**Available data:**
□ □ □

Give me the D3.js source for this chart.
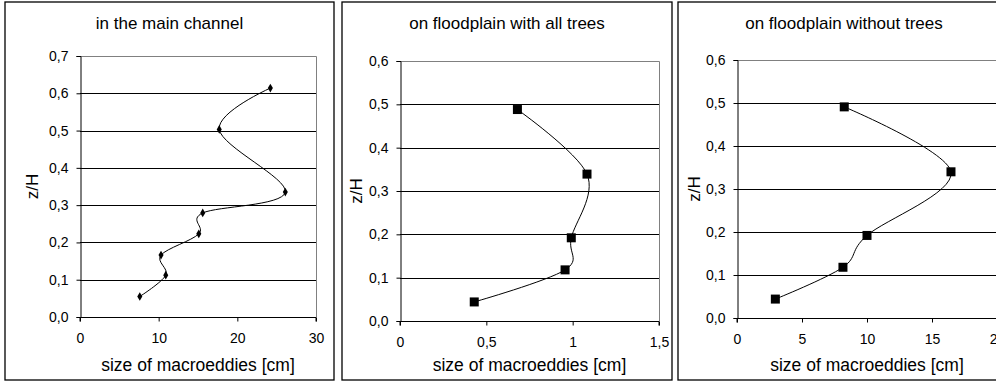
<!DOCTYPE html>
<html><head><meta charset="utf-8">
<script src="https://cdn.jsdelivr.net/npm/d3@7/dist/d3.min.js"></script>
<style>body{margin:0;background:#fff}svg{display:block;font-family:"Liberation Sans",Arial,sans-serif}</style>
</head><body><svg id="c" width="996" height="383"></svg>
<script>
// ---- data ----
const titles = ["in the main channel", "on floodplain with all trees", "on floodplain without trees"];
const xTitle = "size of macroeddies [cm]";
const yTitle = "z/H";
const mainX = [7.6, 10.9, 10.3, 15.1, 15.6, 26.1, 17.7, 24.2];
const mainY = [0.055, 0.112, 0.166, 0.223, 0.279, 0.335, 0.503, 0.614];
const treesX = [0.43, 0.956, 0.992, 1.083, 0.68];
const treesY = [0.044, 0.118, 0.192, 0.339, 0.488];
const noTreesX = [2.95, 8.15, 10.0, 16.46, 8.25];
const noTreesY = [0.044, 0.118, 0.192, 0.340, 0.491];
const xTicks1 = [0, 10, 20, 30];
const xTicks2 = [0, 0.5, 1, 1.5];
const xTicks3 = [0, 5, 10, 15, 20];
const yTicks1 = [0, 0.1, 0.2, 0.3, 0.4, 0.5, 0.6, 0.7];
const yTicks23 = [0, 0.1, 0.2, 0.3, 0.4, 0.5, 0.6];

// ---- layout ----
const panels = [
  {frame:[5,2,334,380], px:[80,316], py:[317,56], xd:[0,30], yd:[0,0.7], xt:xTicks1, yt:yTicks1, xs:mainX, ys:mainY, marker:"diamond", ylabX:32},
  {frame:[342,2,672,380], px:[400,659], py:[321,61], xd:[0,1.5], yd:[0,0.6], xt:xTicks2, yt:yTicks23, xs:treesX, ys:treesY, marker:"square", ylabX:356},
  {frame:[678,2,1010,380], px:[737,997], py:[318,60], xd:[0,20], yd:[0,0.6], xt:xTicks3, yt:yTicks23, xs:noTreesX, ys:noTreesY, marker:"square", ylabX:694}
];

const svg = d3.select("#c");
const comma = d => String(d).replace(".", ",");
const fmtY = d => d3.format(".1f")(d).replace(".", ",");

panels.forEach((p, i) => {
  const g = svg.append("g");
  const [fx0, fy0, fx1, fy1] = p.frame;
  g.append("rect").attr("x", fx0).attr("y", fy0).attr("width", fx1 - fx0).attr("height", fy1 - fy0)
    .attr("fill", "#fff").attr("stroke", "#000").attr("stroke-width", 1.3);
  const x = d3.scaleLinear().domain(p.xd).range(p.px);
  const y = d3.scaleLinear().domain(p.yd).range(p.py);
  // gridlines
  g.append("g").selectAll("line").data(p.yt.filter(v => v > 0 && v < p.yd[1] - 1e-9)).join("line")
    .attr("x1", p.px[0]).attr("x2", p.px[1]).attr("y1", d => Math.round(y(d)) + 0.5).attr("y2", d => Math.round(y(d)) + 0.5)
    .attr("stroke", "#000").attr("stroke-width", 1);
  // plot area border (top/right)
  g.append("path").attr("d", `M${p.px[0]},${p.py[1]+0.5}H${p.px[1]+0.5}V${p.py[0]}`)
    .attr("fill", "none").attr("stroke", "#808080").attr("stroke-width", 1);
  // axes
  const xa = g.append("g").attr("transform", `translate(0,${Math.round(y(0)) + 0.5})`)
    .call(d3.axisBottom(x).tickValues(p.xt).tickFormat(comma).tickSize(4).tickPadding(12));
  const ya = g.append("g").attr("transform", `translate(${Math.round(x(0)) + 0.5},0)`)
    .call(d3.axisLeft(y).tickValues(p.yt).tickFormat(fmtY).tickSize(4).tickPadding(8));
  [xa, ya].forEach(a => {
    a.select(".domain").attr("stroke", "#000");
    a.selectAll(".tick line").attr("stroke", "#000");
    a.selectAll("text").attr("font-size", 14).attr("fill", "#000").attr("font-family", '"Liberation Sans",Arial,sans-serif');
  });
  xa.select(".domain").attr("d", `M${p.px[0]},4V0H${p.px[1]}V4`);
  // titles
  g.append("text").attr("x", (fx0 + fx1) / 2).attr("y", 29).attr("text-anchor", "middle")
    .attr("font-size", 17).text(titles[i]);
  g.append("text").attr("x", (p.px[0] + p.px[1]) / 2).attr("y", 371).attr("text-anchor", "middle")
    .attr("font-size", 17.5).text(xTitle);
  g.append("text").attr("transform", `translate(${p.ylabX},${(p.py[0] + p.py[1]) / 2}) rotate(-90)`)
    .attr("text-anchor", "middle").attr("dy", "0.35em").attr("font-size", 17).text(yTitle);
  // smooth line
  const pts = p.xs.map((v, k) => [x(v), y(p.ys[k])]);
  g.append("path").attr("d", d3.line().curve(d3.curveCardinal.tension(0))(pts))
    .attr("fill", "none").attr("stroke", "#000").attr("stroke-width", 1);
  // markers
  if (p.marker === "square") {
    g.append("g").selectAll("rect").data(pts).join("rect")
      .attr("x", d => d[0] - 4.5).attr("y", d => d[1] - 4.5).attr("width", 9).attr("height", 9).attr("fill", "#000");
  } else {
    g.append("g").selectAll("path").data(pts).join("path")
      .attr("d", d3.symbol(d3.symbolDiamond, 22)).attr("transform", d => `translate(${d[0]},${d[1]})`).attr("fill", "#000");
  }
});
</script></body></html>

□ □ □

**Exercise goal:** Copy the material above in full and exactly, skipping pictures.

**Problem solution:**
Give me the D3.js source for this chart.
<!DOCTYPE html>
<html><head><meta charset="utf-8">
<script src="https://cdn.jsdelivr.net/npm/d3@7/dist/d3.min.js"></script>
<style>body{margin:0;background:#fff}svg{display:block;font-family:"Liberation Sans",Arial,sans-serif}</style>
</head><body><svg id="c" width="996" height="383"></svg>
<script>
// ---- data ----
const titles = ["in the main channel", "on floodplain with all trees", "on floodplain without trees"];
const xTitle = "size of macroeddies [cm]";
const yTitle = "z/H";
const mainX = [7.6, 10.9, 10.3, 15.1, 15.6, 26.1, 17.7, 24.2];
const mainY = [0.055, 0.112, 0.166, 0.223, 0.279, 0.335, 0.503, 0.614];
const treesX = [0.43, 0.956, 0.992, 1.083, 0.68];
const treesY = [0.044, 0.118, 0.192, 0.339, 0.488];
const noTreesX = [2.95, 8.15, 10.0, 16.46, 8.25];
const noTreesY = [0.044, 0.118, 0.192, 0.340, 0.491];
const xTicks1 = [0, 10, 20, 30];
const xTicks2 = [0, 0.5, 1, 1.5];
const xTicks3 = [0, 5, 10, 15, 20];
const yTicks1 = [0, 0.1, 0.2, 0.3, 0.4, 0.5, 0.6, 0.7];
const yTicks23 = [0, 0.1, 0.2, 0.3, 0.4, 0.5, 0.6];

// ---- layout ----
const panels = [
  {frame:[5,2,334,380], px:[80,316], py:[317,56], xd:[0,30], yd:[0,0.7], xt:xTicks1, yt:yTicks1, xs:mainX, ys:mainY, marker:"diamond", ylabX:32},
  {frame:[342,2,672,380], px:[400,659], py:[321,61], xd:[0,1.5], yd:[0,0.6], xt:xTicks2, yt:yTicks23, xs:treesX, ys:treesY, marker:"square", ylabX:356},
  {frame:[678,2,1010,380], px:[737,997], py:[318,60], xd:[0,20], yd:[0,0.6], xt:xTicks3, yt:yTicks23, xs:noTreesX, ys:noTreesY, marker:"square", ylabX:694}
];

const svg = d3.select("#c");
const comma = d => String(d).replace(".", ",");
const fmtY = d => d3.format(".1f")(d).replace(".", ",");

panels.forEach((p, i) => {
  const g = svg.append("g");
  const [fx0, fy0, fx1, fy1] = p.frame;
  g.append("rect").attr("x", fx0).attr("y", fy0).attr("width", fx1 - fx0).attr("height", fy1 - fy0)
    .attr("fill", "#fff").attr("stroke", "#000").attr("stroke-width", 1.3);
  const x = d3.scaleLinear().domain(p.xd).range(p.px);
  const y = d3.scaleLinear().domain(p.yd).range(p.py);
  // gridlines
  g.append("g").selectAll("line").data(p.yt.filter(v => v > 0 && v < p.yd[1] - 1e-9)).join("line")
    .attr("x1", p.px[0]).attr("x2", p.px[1]).attr("y1", d => Math.round(y(d)) + 0.5).attr("y2", d => Math.round(y(d)) + 0.5)
    .attr("stroke", "#000").attr("stroke-width", 1);
  // plot area border (top/right)
  g.append("path").attr("d", `M${p.px[0]},${p.py[1]+0.5}H${p.px[1]+0.5}V${p.py[0]}`)
    .attr("fill", "none").attr("stroke", "#808080").attr("stroke-width", 1);
  // axes
  const xa = g.append("g").attr("transform", `translate(0,${Math.round(y(0)) + 0.5})`)
    .call(d3.axisBottom(x).tickValues(p.xt).tickFormat(comma).tickSize(4).tickPadding(12));
  const ya = g.append("g").attr("transform", `translate(${Math.round(x(0)) + 0.5},0)`)
    .call(d3.axisLeft(y).tickValues(p.yt).tickFormat(fmtY).tickSize(4).tickPadding(8));
  [xa, ya].forEach(a => {
    a.select(".domain").attr("stroke", "#000");
    a.selectAll(".tick line").attr("stroke", "#000");
    a.selectAll("text").attr("font-size", 14).attr("fill", "#000").attr("font-family", '"Liberation Sans",Arial,sans-serif');
  });
  xa.select(".domain").attr("d", `M${p.px[0]},4V0H${p.px[1]}V4`);
  // titles
  g.append("text").attr("x", (fx0 + fx1) / 2).attr("y", 29).attr("text-anchor", "middle")
    .attr("font-size", 17).text(titles[i]);
  g.append("text").attr("x", (p.px[0] + p.px[1]) / 2).attr("y", 371).attr("text-anchor", "middle")
    .attr("font-size", 17.5).text(xTitle);
  g.append("text").attr("transform", `translate(${p.ylabX},${(p.py[0] + p.py[1]) / 2}) rotate(-90)`)
    .attr("text-anchor", "middle").attr("dy", "0.35em").attr("font-size", 17).text(yTitle);
  // smooth line
  const pts = p.xs.map((v, k) => [x(v), y(p.ys[k])]);
  g.append("path").attr("d", d3.line().curve(d3.curveCardinal.tension(0))(pts))
    .attr("fill", "none").attr("stroke", "#000").attr("stroke-width", 1);
  // markers
  if (p.marker === "square") {
    g.append("g").selectAll("rect").data(pts).join("rect")
      .attr("x", d => d[0] - 4.5).attr("y", d => d[1] - 4.5).attr("width", 9).attr("height", 9).attr("fill", "#000");
  } else {
    g.append("g").selectAll("path").data(pts).join("path")
      .attr("d", d3.symbol(d3.symbolDiamond, 22)).attr("transform", d => `translate(${d[0]},${d[1]})`).attr("fill", "#000");
  }
});
</script></body></html>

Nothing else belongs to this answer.